If anything, abandoning Afghanistan puts the US in a stronger position to engage in great power politics, for it ends a drain on resources for what actually was but a strategic distraction. At the same time, Russia and China have to worry a lot more about potential spill-over of instability now that US and NATO troops are gone (rather than immediately reaping opportunities in what will likely remain a very volatile country).
Lessons
Nevertheless, lessons must be drawn from the Afghan debacle.
The first, and probably most important lesson, is not about how one could have done better, but about whether one should have done something in the first place. Afghanistan was indeed a strategic distraction, because once it had been taken out as a safe haven for international terrorists, no further American interests were at stake. In modern history, Afghanistan has never presented intrinsic interests to the West: to the British Empire in the 19th century, it was a buffer zone; to the US in the 20th, a theatre in which to cause nuisance for the Soviet Union.
Afghanistan is not just a failure, therefore, but, worse, a superfluous failure. The clear lesson is: do not get bogged down in a strategic distraction. In other words, intervene militarily only when your interests are directly at stake, and in as targeted a manner as possible to safeguard those interests.
Taking that into account, the Afghan experience then does also have lessons to teach about the “how” that are relevant for other theatres where the West is militarily engaged. For Europe, that notably means the Sahel. Three implications stand out.
First, the overall strategic objective must be realistic. The aim in the Sahel is not to create EU-style democratic states, but to assist in forging a social contract that may differ substantially from our own, but is acceptable to the majority of the people, in order to generate stable states that do not pose security problems for Europe. Unfortunately, all too few local leaders have lived up to this expectation.
Second, without sufficient domestic support for local leadership and the strategy that it pursues, tactical intervention cannot generate durable effect. Training and equipping the local armed forces or even directly engaging European troops in combat operations will not bring the desired end-state closer if the political as well as the military leadership of the state undermine Europe’s objectives and their credibility with their own citizens and soldiers. Nobody risks his life for a government that he does not believe in. The military coup in Mali has demonstrated that the EU’s influence at the political-strategic level remains all too limited.
Third, the aim is to support local efforts, not to replace them. As much as possible, an indirect approach must be pursued, training and mentoring local forces so that they can defend the state. Direct outside intervention in combat operations should be considered only when EU interests are directly at stake and there is no other option to safeguard them.
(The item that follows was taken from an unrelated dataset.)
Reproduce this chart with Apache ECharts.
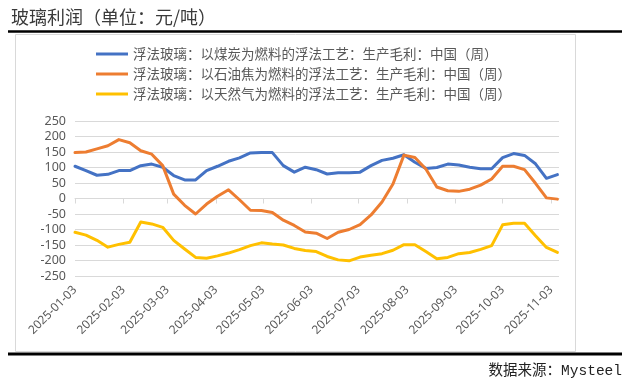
<!DOCTYPE html>
<html>
<head>
<meta charset="utf-8">
<script src="https://cdn.jsdelivr.net/npm/echarts@6/dist/echarts.min.js"></script>
<style>
html,body{margin:0;padding:0;background:#fff;}
#chart{width:630px;height:389px;}
</style>
</head>
<body>
<div id="chart"></div>
<script>
const dates = ['2025-01-03','2025-01-10','2025-01-17','2025-01-24','2025-01-31','2025-02-07','2025-02-14','2025-02-21','2025-02-28','2025-03-07','2025-03-14','2025-03-21','2025-03-28','2025-04-04','2025-04-11','2025-04-18','2025-04-25','2025-05-02','2025-05-09','2025-05-16','2025-05-23','2025-05-30','2025-06-06','2025-06-13','2025-06-20','2025-06-27','2025-07-04','2025-07-11','2025-07-18','2025-07-25','2025-08-01','2025-08-08','2025-08-15','2025-08-22','2025-08-29','2025-09-05','2025-09-12','2025-09-19','2025-09-26','2025-10-03','2025-10-10','2025-10-17','2025-10-24','2025-10-31','2025-11-07'];

const coal = [104,90,75,78,90,90,106,111,101,74,60,60,90,104,120,131,147,148,148,106,85,101,93,79,83,83,85,106,123,130,141,117,97,100,111,108,101,96,96,132,145,139,112,65,77];

const petcoke = [148,150,160,170,190,180,154,143,106,14,-22,-50,-18,7,28,-4,-38,-39,-45,-70,-87,-108,-112,-129,-109,-100,-84,-53,-11,47,140,132,95,37,25,23,30,43,63,104,104,93,49,2,-2];

const gas = [-109,-118,-135,-157,-148,-141,-76,-82,-93,-135,-163,-190,-193,-185,-176,-165,-152,-143,-147,-150,-161,-168,-171,-187,-198,-201,-189,-183,-178,-167,-149,-149,-171,-194,-190,-178,-174,-164,-152,-85,-80,-80,-120,-158,-174];

const seriesNames = ['浮法玻璃：以煤炭为燃料的浮法工艺：生产毛利：中国（周）','浮法玻璃：以石油焦为燃料的浮法工艺：生产毛利：中国（周）','浮法玻璃：以天然气为燃料的浮法工艺：生产毛利：中国（周）'];

const tickDates = ['2025-01-03','2025-02-03','2025-03-03','2025-04-03','2025-05-03','2025-06-03','2025-07-03','2025-08-03','2025-09-03','2025-10-03','2025-11-03'];

const axisStart = '2025-01-03';
const axisEnd = '2025-11-08';

const titleText = '玻璃利润（单位：元/吨）';
const sourceText = '数据来源：Mysteel';
const colors = ['#4472C4','#ED7D31','#FFC000'];

function ts(s){ const p = s.split('-'); return Date.UTC(+p[0], +p[1]-1, +p[2]); }
function dayIdx(s){ return Math.round((ts(s) - ts(axisStart)) / 86400000); }
function pairs(vals){ return dates.map((d,i)=>[dayIdx(d), vals[i]]); }
const tickPos = tickDates.map(dayIdx);

const chart = echarts.init(document.getElementById('chart'), null, {renderer:'canvas'});
const seriesData = [coal, petcoke, gas];
chart.setOption({
  backgroundColor:'#fff',
  animation:false,
  color: colors,
  title:{
    text: titleText, left: 6, top: 3,
    textStyle:{fontSize:18, fontWeight:'normal', color:'#3a3a3a', fontFamily:'"Noto Sans CJK SC", sans-serif'}
  },
  graphic:[
    {type:'rect', shape:{x:15.5, y:34.5, width:560, height:317}, style:{fill:'#fff', stroke:'#d9d9d9', lineWidth:1}, z:-10},
    {type:'line', shape:{x1:8, y1:31.5, x2:622, y2:31.5}, style:{stroke:'#000', lineWidth:2.5}},
    {type:'line', shape:{x1:8, y1:354, x2:622, y2:354}, style:{stroke:'#000', lineWidth:3}},
    {type:'text', right:8, top:364, style:{text: sourceText, fill:'#222', font:'14.5px "Liberation Mono", "Noto Sans CJK SC", monospace'}}
  ],
  legend:{
    orient:'vertical', left:96, top:47, itemGap:6,
    itemWidth:32, itemHeight:3, icon:'rect',
    padding:0,
    textStyle:{fontSize:13.5, color:'#595959', lineHeight:14, fontFamily:'"Noto Sans CJK SC", sans-serif'},
    data: seriesNames
  },
  grid:{left:75, right:71, top:121, bottom:113, containLabel:false},
  xAxis:{
    type:'value',
    min: 0, max: dayIdx(axisEnd),
    axisLine:{show:true, lineStyle:{color:'#d9d9d9', width:1}},
    axisTick:{show:true, length:5, lineStyle:{color:'#d9d9d9'}, customValues: tickPos},
    axisLabel:{rotate:45, margin:12, fontSize:12, color:'#595959', customValues: tickPos,
      formatter: v => { const k = tickPos.indexOf(Math.round(v)); return k >= 0 ? tickDates[k] : ''; },
      fontFamily:'"Noto Sans", sans-serif'},
    splitLine:{show:false}
  },
  yAxis:{
    type:'value', min:-250, max:250, interval:50,
    axisLine:{show:false}, axisTick:{show:false},
    axisLabel:{fontSize:12.5, color:'#595959', margin:9, fontFamily:'"Noto Sans", sans-serif'},
    splitLine:{lineStyle:{color:'#d9d9d9', width:1}}
  },
  series: seriesNames.map((n,i)=>({
    name:n, type:'line', data: pairs(seriesData[i]),
    symbol:'none', smooth:false,
    lineStyle:{width:3, color:colors[i], join:'round', cap:'round'},
    itemStyle:{color:colors[i]}
  }))
});
</script>
</body>
</html>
That more than eight years after the initial French intervention in Mali, a French brigade still bears the brunt of the fighting, shows that in this regard too Europe’s strategy for the Sahel is in need of reappraisal.
Conclusion
Describing Afghanistan as a strategic distraction may seem brutal, but it is but the strategic reality. That says nothing, of course, about the morality of sending our soldiers to be killed or wounded long after we knew that staying on would not produce any more results, and of abandoning those Afghan people who did aspire to another way of life and worked with us to that end. One can only hope that those who took the strategic decisions, in the US, Europe, and Afghanistan, will look into their hearts and learn, so that they do better in the future.
Prof. Dr. Sven Biscop directs the Europe in the World programme at the Egmont – Royal Institute for International Relations in Brussels and lectures at Ghent University.